ブッダの《感興のことば》第二六章《安らぎ(ニルヴァーナ)》から



『健康は最高の利得であり、満足は最上の宝であり、信頼は最高の友であり、安らぎ(ニルヴァーナ)は最上の楽しみである』

(《ブッダの真理のことば 感興のことば》中村元・訳、岩波書店、1978年)


こころのありかたについて、ブッダの理想をよくあらわしている名文だと思います。

身体の健康とおなじように、精神も、安らぎという健康な状態をたもっていることがのぞましいとされます。ブッダが説く安らぎは、雑念や執着する気持ちを手放すことによって得ることができる、こころの静けさのことです。


もちろん、いつもこころが安らいでいるようにするためには、それこそ、お寺で修行をするなどする必要があるかもしれません。

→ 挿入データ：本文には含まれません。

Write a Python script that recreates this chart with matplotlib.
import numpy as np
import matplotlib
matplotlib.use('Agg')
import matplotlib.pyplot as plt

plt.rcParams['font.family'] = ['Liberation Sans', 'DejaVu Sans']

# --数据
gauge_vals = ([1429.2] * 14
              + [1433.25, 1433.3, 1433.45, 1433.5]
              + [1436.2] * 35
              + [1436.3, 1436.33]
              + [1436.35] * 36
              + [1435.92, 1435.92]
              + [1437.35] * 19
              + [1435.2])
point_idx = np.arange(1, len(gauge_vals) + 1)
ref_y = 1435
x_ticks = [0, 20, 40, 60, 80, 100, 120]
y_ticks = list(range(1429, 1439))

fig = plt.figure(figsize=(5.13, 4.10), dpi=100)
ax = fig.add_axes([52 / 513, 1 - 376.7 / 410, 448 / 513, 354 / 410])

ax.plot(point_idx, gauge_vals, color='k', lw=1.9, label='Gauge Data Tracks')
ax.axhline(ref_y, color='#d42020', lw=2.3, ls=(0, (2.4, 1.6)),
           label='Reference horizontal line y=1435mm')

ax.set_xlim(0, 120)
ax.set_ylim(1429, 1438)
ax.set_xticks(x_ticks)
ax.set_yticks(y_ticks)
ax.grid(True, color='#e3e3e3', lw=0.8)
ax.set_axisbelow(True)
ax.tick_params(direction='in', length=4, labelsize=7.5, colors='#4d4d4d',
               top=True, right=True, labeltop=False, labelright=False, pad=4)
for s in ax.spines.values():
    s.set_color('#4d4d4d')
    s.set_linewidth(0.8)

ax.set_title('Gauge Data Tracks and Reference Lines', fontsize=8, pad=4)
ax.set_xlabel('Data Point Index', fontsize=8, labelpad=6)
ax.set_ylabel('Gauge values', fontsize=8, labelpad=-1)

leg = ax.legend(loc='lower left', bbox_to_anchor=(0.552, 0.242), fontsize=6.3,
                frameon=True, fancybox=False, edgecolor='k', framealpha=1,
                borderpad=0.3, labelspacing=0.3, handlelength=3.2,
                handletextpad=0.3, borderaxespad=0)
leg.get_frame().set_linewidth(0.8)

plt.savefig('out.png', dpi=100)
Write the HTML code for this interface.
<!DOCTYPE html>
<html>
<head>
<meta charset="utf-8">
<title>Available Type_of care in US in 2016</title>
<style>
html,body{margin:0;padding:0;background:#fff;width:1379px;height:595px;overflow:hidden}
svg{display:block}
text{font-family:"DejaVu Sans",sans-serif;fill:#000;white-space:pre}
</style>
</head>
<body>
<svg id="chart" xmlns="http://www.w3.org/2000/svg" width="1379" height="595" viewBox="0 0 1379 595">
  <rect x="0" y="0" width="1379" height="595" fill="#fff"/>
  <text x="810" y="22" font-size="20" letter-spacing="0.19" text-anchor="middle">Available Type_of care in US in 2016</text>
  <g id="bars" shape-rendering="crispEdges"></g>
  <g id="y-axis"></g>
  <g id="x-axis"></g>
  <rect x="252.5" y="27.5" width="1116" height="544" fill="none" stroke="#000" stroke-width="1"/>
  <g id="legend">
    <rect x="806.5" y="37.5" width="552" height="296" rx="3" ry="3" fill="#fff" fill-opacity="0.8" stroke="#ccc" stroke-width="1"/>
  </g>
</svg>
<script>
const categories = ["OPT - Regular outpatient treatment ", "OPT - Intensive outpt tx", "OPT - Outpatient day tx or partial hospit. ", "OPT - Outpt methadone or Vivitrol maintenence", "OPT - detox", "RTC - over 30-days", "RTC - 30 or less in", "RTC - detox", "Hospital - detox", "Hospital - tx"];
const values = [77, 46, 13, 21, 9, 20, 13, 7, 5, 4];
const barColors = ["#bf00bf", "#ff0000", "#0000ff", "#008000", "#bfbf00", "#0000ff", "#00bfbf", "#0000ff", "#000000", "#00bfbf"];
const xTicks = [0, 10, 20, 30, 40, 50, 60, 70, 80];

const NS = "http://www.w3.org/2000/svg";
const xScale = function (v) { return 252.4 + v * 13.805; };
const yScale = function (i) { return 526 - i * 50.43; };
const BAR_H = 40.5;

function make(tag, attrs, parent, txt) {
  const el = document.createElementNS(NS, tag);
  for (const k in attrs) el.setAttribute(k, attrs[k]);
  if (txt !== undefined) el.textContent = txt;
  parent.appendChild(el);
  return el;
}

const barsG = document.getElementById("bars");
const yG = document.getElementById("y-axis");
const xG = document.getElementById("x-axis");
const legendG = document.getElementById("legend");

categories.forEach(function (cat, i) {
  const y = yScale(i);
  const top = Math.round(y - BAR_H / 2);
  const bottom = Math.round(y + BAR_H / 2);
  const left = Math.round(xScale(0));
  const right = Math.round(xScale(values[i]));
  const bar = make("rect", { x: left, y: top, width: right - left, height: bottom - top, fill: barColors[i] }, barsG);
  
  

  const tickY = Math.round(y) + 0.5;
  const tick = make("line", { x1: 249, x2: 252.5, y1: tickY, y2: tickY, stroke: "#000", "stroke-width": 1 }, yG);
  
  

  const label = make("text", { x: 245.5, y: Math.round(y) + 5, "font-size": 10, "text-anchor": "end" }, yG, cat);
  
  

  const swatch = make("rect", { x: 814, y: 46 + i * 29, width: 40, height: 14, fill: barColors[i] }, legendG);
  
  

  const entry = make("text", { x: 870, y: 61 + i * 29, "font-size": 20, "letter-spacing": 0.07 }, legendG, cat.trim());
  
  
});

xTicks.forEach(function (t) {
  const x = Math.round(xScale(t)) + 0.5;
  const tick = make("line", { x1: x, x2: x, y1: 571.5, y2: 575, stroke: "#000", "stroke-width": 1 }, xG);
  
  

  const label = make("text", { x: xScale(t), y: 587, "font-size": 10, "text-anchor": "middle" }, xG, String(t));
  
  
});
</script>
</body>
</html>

しかし、そうではない方々も、安らぎを楽しむ時間をつくることはできると思います。


たとえば、いそがしくても、一日のうち10分くらいならば、よけいなことを考えないで自己を内観してみることができるならば、どうでしょうか。10分間とはいっても、あわただしくすごす10分間とくらべて、内観する10分間というのは、特別な時間のような感じがあります。いったん、自己の内面を観察することを試してみると、だんだんこころの動きが落ち着いて、感情の波がゆるやかになってきます。